What you have to do> Omit all images, then return the remaining material exactly as it stands.

Raw data>
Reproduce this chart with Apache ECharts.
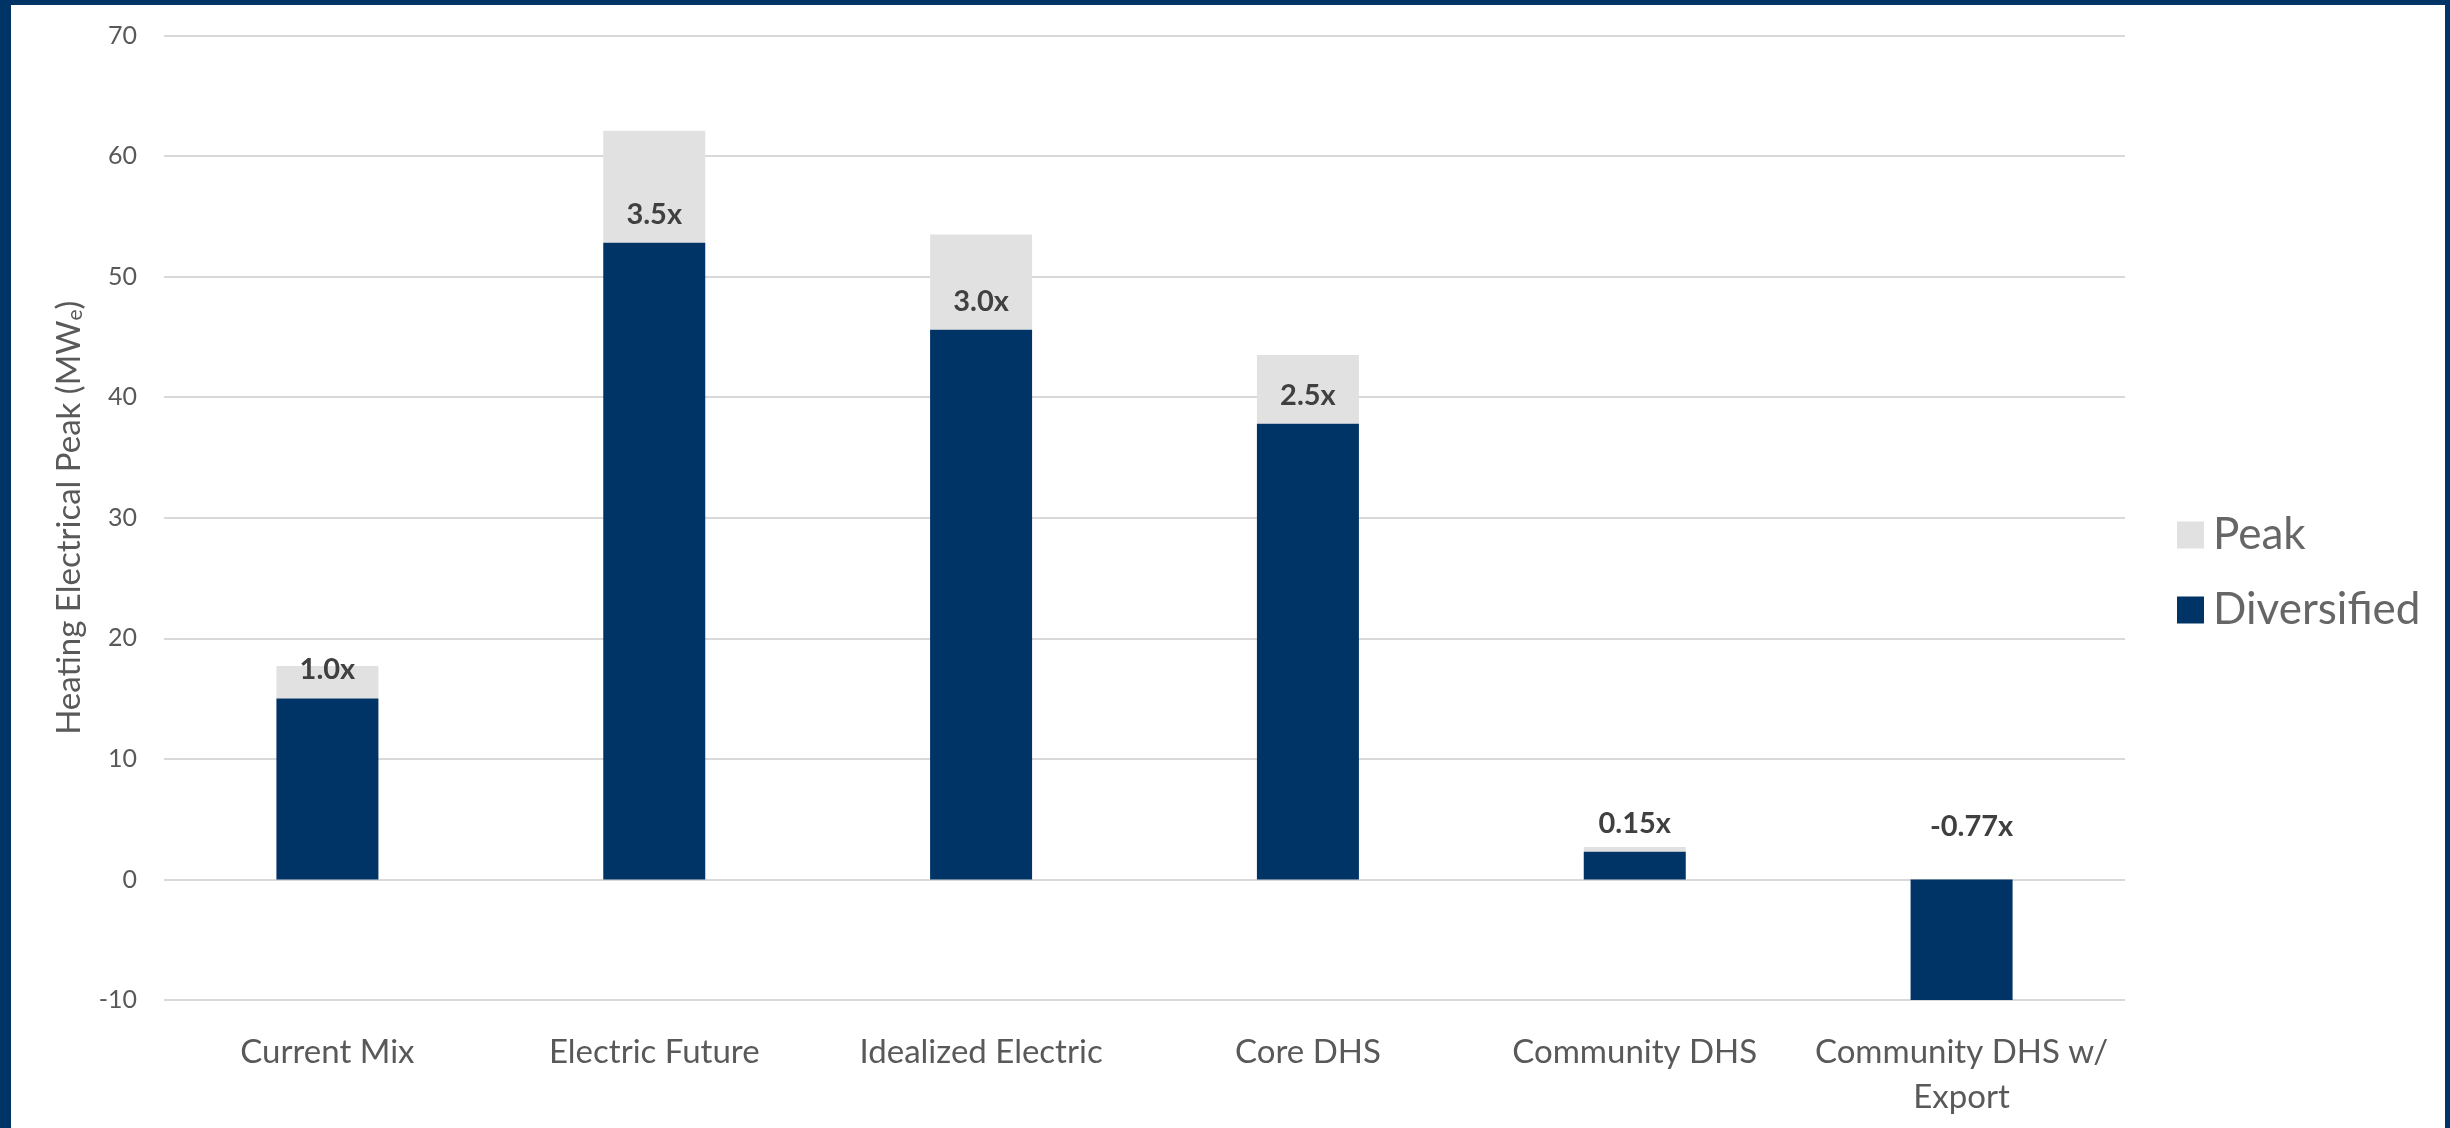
<!DOCTYPE html>
<html>
<head>
<meta charset="utf-8">
<script src="https://cdn.jsdelivr.net/npm/echarts@6/dist/echarts.min.js"></script>
<style>
html,body{margin:0;padding:0;background:#fff;}
#chart{position:absolute;left:0;top:0;width:2450px;height:1128px;}
#frame{position:absolute;left:0;top:0;width:2434px;height:1123px;border-left:11px solid #003366;border-top:5px solid #003366;border-right:5px solid #003366;pointer-events:none;}
</style>
</head>
<body>
<div id="chart"></div>
<div id="frame"></div>
<script>
const categories = ['Current Mix', 'Electric Future', 'Idealized Electric', 'Core DHS', 'Community DHS', 'Community DHS w/\nExport'];
const diversified = [15.0, 52.8, 45.6, 37.8, 2.3, -10.0];
const peakTotal = [17.7, 62.1, 53.5, 43.5, 2.7, -10.0];
const ratioLabels = ['1.0x', '3.5x', '3.0x', '2.5x', '0.15x', '-0.77x'];
const yTicks = [-10, 0, 10, 20, 30, 40, 50, 60, 70];

const FONT = 'Lato, "Open Sans", sans-serif';
const DARK = '#003366';
const GREY = '#E1E1E1';

const peakExtra = peakTotal.map((p, i) => Math.max(0, +(p - diversified[i]).toFixed(2)));

const divData = diversified.map((v, i) => ({
  value: v,
  label: {
    formatter: ratioLabels[i],
    distance: v < 0 ? 38 : 14,
    offset: v < 0 ? [10, 0] : [0, 0]
  }
}));

const chart = echarts.init(document.getElementById('chart'), null, {renderer: 'canvas'});
chart.setOption({
  backgroundColor: '#ffffff',
  animation: false,
  textStyle: {fontFamily: FONT},
  grid: {left: 164, right: 325, top: 35.5, bottom: 128, containLabel: false},
  legend: {
    orient: 'vertical',
    left: 2172,
    top: 508,
    itemWidth: 27,
    itemHeight: 27,
    itemGap: 31,
    icon: 'rect',
    data: ['Peak', 'Diversified'],
    textStyle: {fontFamily: FONT, fontSize: 44, color: '#666666', padding: [0, 0, 0, 4]}
  },
  xAxis: {
    type: 'category',
    data: categories,
    axisLine: {show: false, onZero: false},
    axisTick: {show: false},
    splitLine: {show: false},
    axisLabel: {
      fontFamily: FONT, fontSize: 33, color: '#595959',
      margin: 30, lineHeight: 45, interval: 0
    }
  },
  yAxis: {
    type: 'value',
    min: yTicks[0],
    max: yTicks[yTicks.length - 1],
    interval: 10,
    axisLine: {show: false},
    axisTick: {show: false},
    splitLine: {lineStyle: {color: '#D9D9D9', width: 2}},
    axisLabel: {fontFamily: FONT, fontSize: 25, color: '#595959', margin: 27},
    name: '{a|Heating Electrical Peak (MW}{s|e}{a|)}',
    nameLocation: 'middle',
    nameGap: 78,
    nameRotate: 90,
    nameTextStyle: {
      rich: {
        a: {fontFamily: FONT, fontSize: 33, color: '#595959'},
        s: {fontFamily: FONT, fontSize: 21, color: '#595959', verticalAlign: 'bottom', padding: [12, 0, 0, 0]}
      }
    }
  },
  series: [
    {
      name: 'Diversified',
      type: 'bar',
      stack: 'total',
      barWidth: 102,
      itemStyle: {color: DARK},
      data: divData,
      z: 3,
      label: {
        show: true,
        position: 'top',
        fontFamily: FONT,
        fontSize: 29,
        fontWeight: 'bold',
        color: '#404040'
      }
    },
    {
      name: 'Peak',
      type: 'bar',
      stack: 'total',
      barWidth: 102,
      itemStyle: {color: GREY},
      data: peakExtra,
      z: 2
    }
  ]
});
</script>
</body>
</html>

Complete answer>
Reproduce this chart with Apache ECharts.
<!DOCTYPE html>
<html>
<head>
<meta charset="utf-8">
<script src="https://cdn.jsdelivr.net/npm/echarts@6/dist/echarts.min.js"></script>
<style>
html,body{margin:0;padding:0;background:#fff;}
#chart{position:absolute;left:0;top:0;width:2450px;height:1128px;}
#frame{position:absolute;left:0;top:0;width:2434px;height:1123px;border-left:11px solid #003366;border-top:5px solid #003366;border-right:5px solid #003366;pointer-events:none;}
</style>
</head>
<body>
<div id="chart"></div>
<div id="frame"></div>
<script>
const categories = ['Current Mix', 'Electric Future', 'Idealized Electric', 'Core DHS', 'Community DHS', 'Community DHS w/\nExport'];
const diversified = [15.0, 52.8, 45.6, 37.8, 2.3, -10.0];
const peakTotal = [17.7, 62.1, 53.5, 43.5, 2.7, -10.0];
const ratioLabels = ['1.0x', '3.5x', '3.0x', '2.5x', '0.15x', '-0.77x'];
const yTicks = [-10, 0, 10, 20, 30, 40, 50, 60, 70];

const FONT = 'Lato, "Open Sans", sans-serif';
const DARK = '#003366';
const GREY = '#E1E1E1';

const peakExtra = peakTotal.map((p, i) => Math.max(0, +(p - diversified[i]).toFixed(2)));

const divData = diversified.map((v, i) => ({
  value: v,
  label: {
    formatter: ratioLabels[i],
    distance: v < 0 ? 38 : 14,
    offset: v < 0 ? [10, 0] : [0, 0]
  }
}));

const chart = echarts.init(document.getElementById('chart'), null, {renderer: 'canvas'});
chart.setOption({
  backgroundColor: '#ffffff',
  animation: false,
  textStyle: {fontFamily: FONT},
  grid: {left: 164, right: 325, top: 35.5, bottom: 128, containLabel: false},
  legend: {
    orient: 'vertical',
    left: 2172,
    top: 508,
    itemWidth: 27,
    itemHeight: 27,
    itemGap: 31,
    icon: 'rect',
    data: ['Peak', 'Diversified'],
    textStyle: {fontFamily: FONT, fontSize: 44, color: '#666666', padding: [0, 0, 0, 4]}
  },
  xAxis: {
    type: 'category',
    data: categories,
    axisLine: {show: false, onZero: false},
    axisTick: {show: false},
    splitLine: {show: false},
    axisLabel: {
      fontFamily: FONT, fontSize: 33, color: '#595959',
      margin: 30, lineHeight: 45, interval: 0
    }
  },
  yAxis: {
    type: 'value',
    min: yTicks[0],
    max: yTicks[yTicks.length - 1],
    interval: 10,
    axisLine: {show: false},
    axisTick: {show: false},
    splitLine: {lineStyle: {color: '#D9D9D9', width: 2}},
    axisLabel: {fontFamily: FONT, fontSize: 25, color: '#595959', margin: 27},
    name: '{a|Heating Electrical Peak (MW}{s|e}{a|)}',
    nameLocation: 'middle',
    nameGap: 78,
    nameRotate: 90,
    nameTextStyle: {
      rich: {
        a: {fontFamily: FONT, fontSize: 33, color: '#595959'},
        s: {fontFamily: FONT, fontSize: 21, color: '#595959', verticalAlign: 'bottom', padding: [12, 0, 0, 0]}
      }
    }
  },
  series: [
    {
      name: 'Diversified',
      type: 'bar',
      stack: 'total',
      barWidth: 102,
      itemStyle: {color: DARK},
      data: divData,
      z: 3,
      label: {
        show: true,
        position: 'top',
        fontFamily: FONT,
        fontSize: 29,
        fontWeight: 'bold',
        color: '#404040'
      }
    },
    {
      name: 'Peak',
      type: 'bar',
      stack: 'total',
      barWidth: 102,
      itemStyle: {color: GREY},
      data: peakExtra,
      z: 2
    }
  ]
});
</script>
</body>
</html>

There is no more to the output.